I should have invested in bees. My Dad used to keep bees before I was born. I don't know what it is about them, but I find bees hilarious.

If you had to have one of the following afflictions for the rest of your life, would you rather:
a) talk like Yoda
b) breathe like Darth Vader
c) be as hairy as Chewbacca

Wednesday, March 29, 2006

music, mobs, meteorites, and morons

Presentations in my Music class started today. You'd think it would be easy to show 5 people your project--one of those "I'll just dim the lights and read the exact text on the slides to you" sort of thing. Except my natural ineptness at presentations and speaking in general took its usual toll. It doesn't help that I have to ask the prof to repeat everything he says twice before I understand it--not because I'm deaf (though that seems to be partially true) but because of his crazy accent. Two more presentations to go...

One of my old highschool buddies forwards me spam at least twice a day--surveys, forwards, whatnot...things that have been forwarded ten times and have subjects like "FW: RE: FW: FW: etc...". She's been blocked from my msn for at least half a year now. Ironically, her name is Sam and I always called her "Spam" in highschool. I guess this is her revenge.

Big news of the day: not a meteorite. My Dad will be devastated when I tell him. Perhaps I won't. How do you describe a meteorite to someone? Personally, I told someone it looked "like a meteorite," and my Dad added "you know, kind of like the Moon, only smaller."

Today at work someone asked me if I could read Roman Numerals for her. Yesterday I impressed someone with my knowledge that "ye" was actually pronounced "the," the letter was not a "y" but a "thorn." Finally, my English major and Classical minor have proved themselves useful. And, they have probably served all the usefulness they will ever have.

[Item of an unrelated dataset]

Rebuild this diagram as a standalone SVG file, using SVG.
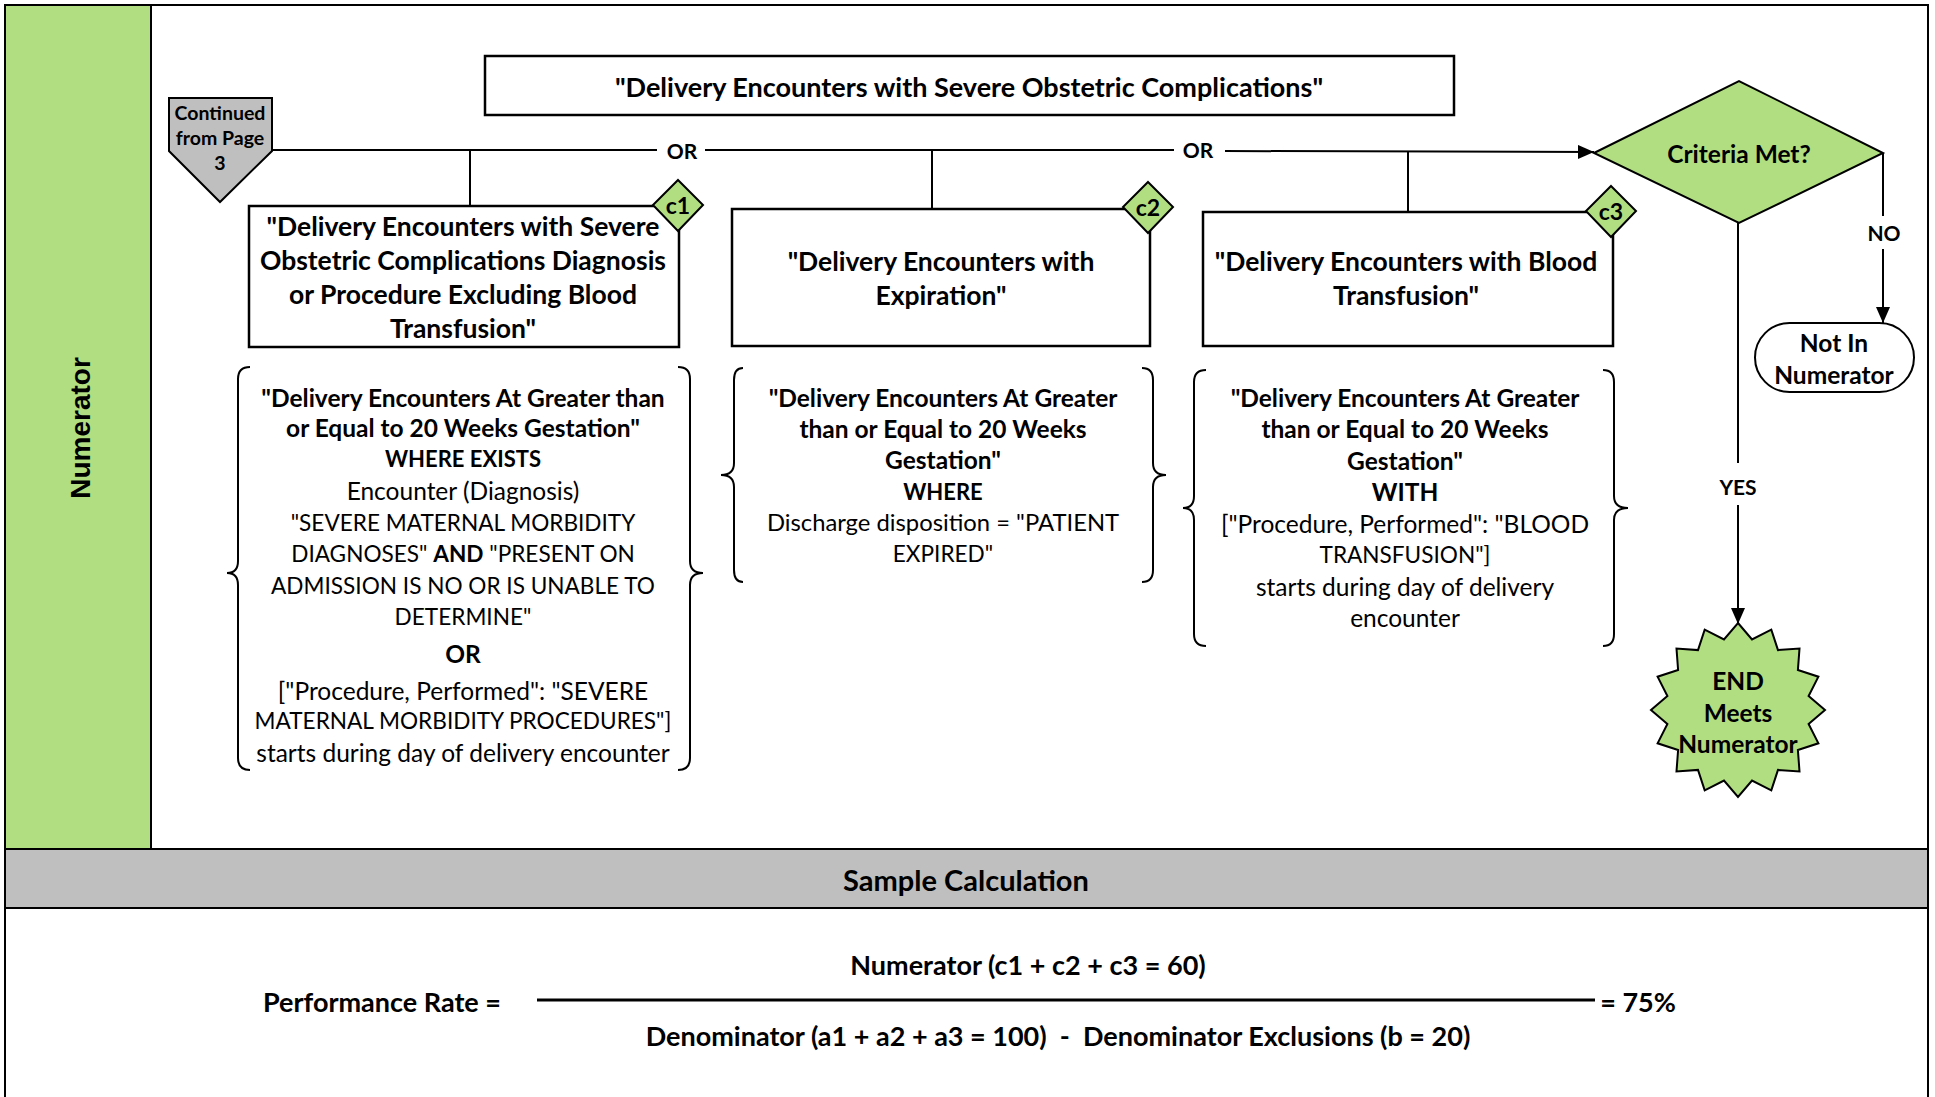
<svg xmlns="http://www.w3.org/2000/svg" width="1935" height="1097" viewBox="0 0 1935 1097">
<defs>
<style>
text{font-family:Lato,"Liberation Sans",sans-serif;fill:#000;text-anchor:middle;dominant-baseline:central}
.b{font-weight:bold}
.t{font-size:27px;font-weight:bold}
.bx{font-size:26.5px;font-weight:bold}
.br{font-size:24.5px}
.uc{font-size:22.6px}
.ub{font-size:22px;font-weight:bold}
.lb{font-size:24.5px;font-weight:bold}
.sm{font-size:21px;font-weight:bold}
.box{fill:#fff;stroke:#000;stroke-width:2.5}
.grn{fill:#b2de82;stroke:#000;stroke-width:2}
.ln{fill:none;stroke:#000;stroke-width:2}
.brace{fill:none;stroke:#000;stroke-width:2}
</style>
<marker id="ah2" viewBox="0 0 16 14" refX="16" refY="7" markerWidth="16" markerHeight="14" markerUnits="userSpaceOnUse" orient="auto">
<path d="M0,0 L16,7 L0,14 z" fill="#000"/>
</marker>
</defs>

<g id="frame">
<rect x="0" y="0" width="1935" height="1097" fill="#fff"/>
<rect x="5" y="5" width="146" height="844" fill="#b2de82"/>
<rect x="5" y="849" width="1923" height="59" fill="#bfbfbf"/>
<path class="ln" d="M5,1100 V5 H1928 V1100" stroke-width="2.5"/>
<line class="ln" x1="151" y1="5" x2="151" y2="849"/>
<line class="ln" x1="5" y1="849" x2="1928" y2="849" stroke-width="2.5"/>
<line class="ln" x1="5" y1="908" x2="1928" y2="908" stroke-width="2.5"/>
<text x="80" y="428" transform="rotate(-90 80 428)" style="font-family:'Liberation Sans',Arial,sans-serif;font-size:28px;font-weight:bold">Numerator</text>
<text x="966" y="879" class="b" style="font-size:29px">Sample Calculation</text>
</g>

<g id="connectors">
<polyline class="ln" points="272,150 657,150"/>
<text x="682" y="150" class="sm">OR</text>
<polyline class="ln" points="705,150 1174,150"/>
<text x="1198" y="149" class="sm">OR</text>
<polyline class="ln" points="1225,151 1594,152" marker-end="url(#ah2)"/>
<line class="ln" x1="470" y1="150" x2="470" y2="206"/>
<line class="ln" x1="932" y1="150" x2="932" y2="209"/>
<line class="ln" x1="1408" y1="151" x2="1408" y2="212"/>
<polyline class="ln" points="1883,153 1883,216"/>
<text x="1884" y="232" class="sm">NO</text>
<line class="ln" x1="1883" y1="249" x2="1883" y2="323" marker-end="url(#ah2)"/>
<line class="ln" x1="1738" y1="223" x2="1738" y2="463"/>
<text x="1738" y="486" class="sm">YES</text>
<line class="ln" x1="1738" y1="505" x2="1738" y2="624" marker-end="url(#ah2)"/>
</g>

<g id="continued">
<path d="M169,98 H272 V151 L220,202 L169,151 Z" fill="#bfbfbf" stroke="#000" stroke-width="2"/>
<text x="220" y="112" class="b" style="font-size:19.5px">Continued</text>
<text x="220" y="137" class="b" style="font-size:19.5px">from Page</text>
<text x="220" y="162" class="b" style="font-size:19.5px">3</text>
</g>

<g id="title">
<rect class="box" x="485" y="56" width="969" height="59"/>
<text x="969" y="86" class="t">"Delivery Encounters with Severe Obstetric Complications"</text>
</g>

<g id="c1box">
<rect class="box" x="249" y="206" width="430" height="141"/>
<text x="463" y="226" class="bx">"Delivery Encounters with Severe</text>
<text x="463" y="260" class="bx">Obstetric Complications Diagnosis</text>
<text x="463" y="294" class="bx">or Procedure Excluding Blood</text>
<text x="463" y="328" class="bx">Transfusion"</text>
<polygon class="grn" points="678,180 703,205 678,231 653,205"/>
<text x="678" y="205" class="b" style="font-size:23px">c1</text>
</g>

<g id="c2box">
<rect class="box" x="732" y="209" width="418" height="137"/>
<text x="941" y="261" class="bx">"Delivery Encounters with</text>
<text x="941" y="295" class="bx">Expiration"</text>
<polygon class="grn" points="1148,182 1173,207 1148,233 1123,207"/>
<text x="1148" y="207" class="b" style="font-size:23px">c2</text>
</g>

<g id="c3box">
<rect class="box" x="1203" y="212" width="410" height="134"/>
<text x="1406" y="261" class="bx">"Delivery Encounters with Blood</text>
<text x="1406" y="295" class="bx">Transfusion"</text>
<polygon class="grn" points="1611,186 1636,211 1611,237 1586,211"/>
<text x="1611" y="211" class="b" style="font-size:23px">c3</text>
</g>

<g id="c1detail">
<path class="brace" d="M250,367 Q238,367 238,379 L238,561 Q238,573 227,573 Q238,573 238,585 L238,758 Q238,770 250,770"/>
<path class="brace" d="M678,367 Q690,367 690,379 L690,561 Q690,573 703,573 Q690,573 690,585 L690,758 Q690,770 678,770"/>
<text x="463" y="397" class="br b">"Delivery Encounters At Greater than</text>
<text x="463" y="427" class="br b">or Equal to 20 Weeks Gestation"</text>
<text x="463" y="458" class="ub">WHERE EXISTS</text>
<text x="463" y="490" class="br">Encounter (Diagnosis)</text>
<text x="463" y="522" class="uc">"SEVERE MATERNAL MORBIDITY</text>
<text x="463" y="553" class="uc">DIAGNOSES" <tspan class="b">AND</tspan> "PRESENT ON</text>
<text x="463" y="585" class="uc">ADMISSION IS NO OR IS UNABLE TO</text>
<text x="463" y="616" class="uc">DETERMINE"</text>
<text x="463" y="653" class="br b">OR</text>
<text x="463" y="690" class="br">["Procedure, Performed": "SEVERE</text>
<text x="463" y="720" class="uc">MATERNAL MORBIDITY PROCEDURES"]</text>
<text x="463" y="752" class="br">starts during day of delivery encounter</text>
</g>

<g id="c2detail">
<path class="brace" d="M743,368 Q734,368 734,380 L734,463 Q734,475 721,475 Q734,475 734,487 L734,570 Q734,582 743,582"/>
<path class="brace" d="M1142,368 Q1153,368 1153,380 L1153,463 Q1153,475 1166,475 Q1153,475 1153,487 L1153,570 Q1153,582 1142,582"/>
<text x="943" y="397" class="br b">"Delivery Encounters At Greater</text>
<text x="943" y="428" class="br b">than or Equal to 20 Weeks</text>
<text x="943" y="459" class="br b">Gestation"</text>
<text x="943" y="491" class="ub">WHERE</text>
<text x="943" y="522" class="br" style="font-size:23.8px">Discharge disposition = "PATIENT</text>
<text x="943" y="553" class="uc">EXPIRED"</text>
</g>

<g id="c3detail">
<path class="brace" d="M1206,370 Q1194,370 1194,382 L1194,496 Q1194,508 1183,508 Q1194,508 1194,520 L1194,634 Q1194,646 1206,646"/>
<path class="brace" d="M1603,370 Q1614,370 1614,382 L1614,496 Q1614,508 1628,508 Q1614,508 1614,520 L1614,634 Q1614,646 1603,646"/>
<text x="1405" y="397" class="br b">"Delivery Encounters At Greater</text>
<text x="1405" y="428" class="br b">than or Equal to 20 Weeks</text>
<text x="1405" y="460" class="br b">Gestation"</text>
<text x="1405" y="491" class="br b">WITH</text>
<text x="1405" y="523" class="br">["Procedure, Performed": "BLOOD</text>
<text x="1405" y="554" class="uc">TRANSFUSION"]</text>
<text x="1405" y="586" class="br">starts during day of delivery</text>
<text x="1405" y="617" class="br">encounter</text>
</g>

<g id="decision">
<polygon class="grn" points="1594,153 1739,81 1883,153 1739,223"/>
<text x="1739" y="153" class="lb">Criteria Met?</text>
</g>

<g id="notin">
<rect x="1755" y="323" width="159" height="69" rx="34.5" ry="34.5" fill="#fff" stroke="#000" stroke-width="2"/>
<text x="1834" y="342" class="lb">Not In</text>
<text x="1834" y="374" class="lb">Numerator</text>
</g>

<g id="end">
<polygon class="grn" points="1738,623 1752,639.4 1771.3,629.6 1778,650.1 1799.5,648.5 1797.9,670 1818.4,676.7 1808.6,696 1825,710 1808.6,724 1818.4,743.3 1797.9,750 1799.5,771.5 1778,769.9 1771.3,790.4 1752,780.6 1738,797 1724,780.6 1704.7,790.4 1698,769.9 1676.5,771.5 1678.1,750 1657.6,743.3 1667.4,724 1651,710 1667.4,696 1657.6,676.7 1678.1,670 1676.5,648.5 1698,650.1 1704.7,629.6 1724,639.4"/>
<text x="1738" y="680" class="lb">END</text>
<text x="1738" y="712" class="lb">Meets</text>
<text x="1738" y="743" class="lb">Numerator</text>
</g>

<g id="calc">
<text x="382" y="1001" class="t">Performance Rate =</text>
<line x1="537" y1="1000" x2="1595" y2="1000" stroke="#000" stroke-width="3"/>
<text x="1638" y="1001" class="t">= 75%</text>
<text x="1028" y="964" class="t">Numerator (c1 + c2 + c3 = 60)</text>
<text x="1058" y="1035" class="t" style="white-space:pre">Denominator (a1 + a2 + a3 = 100)  -  Denominator Exclusions (b = 20)</text>
</g>
</svg>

Also today at work, I got the following phone call:

Me: Luther Library.
Caller: (silence)
Me: Hello?
Caller: Huh?
Me: Luther Library.
Caller: Huh?
Me: Can I help you?
Caller: Huh?
Me: Hello??
Caller: Hello?
Me: Yes?
Caller: Yes, yes... *click*

Apparently, I'm running a free essay-proofreading service. I didn't get around to reading the 12-page crap essay that a Viking gave me to read, because an Asian highschool kid asked me to read her English essay and correct the grammar at work today.

Tuesday, March 28, 2006

Graduation a-coming

I managed to bully the English Department Head into granting me an exemption in order to graduate after this summer. Actually, I didn't really bully him (I doubt if I could bully anyone. I'm more of a bullyee than bullier), I just asked and he said "Of course." It pays to be on a first-name basis with profs, I guess.

At any rate, I shall finally be graduating with a BA in English, with minors in Classical Studies and Music. I actually have more than the necessary classes for a History minor as well, but they told me I'm not allowed to have more than two minors. Who do they think they are, anyway? I should be able to major in minors, if I want to.

So, I'm just about finished the last writing class I'll ever take--and as I leave that class I'll simultaneously forfeit my lifelong whim of writing a book someday. After all, that was mostly because of a promise I made someone when I was in grade 6, that I would someday dedicate a book to said person. In my last writing class, we had to make crummy little homemade poetry books, and I dedicated mine to said person (and my prof said that such a dedication counts, when I asked him about it). So, no more book. It's taken me years to write just the first few chapters anyway, and books tend to need plots.

But that's enough ranting for one day.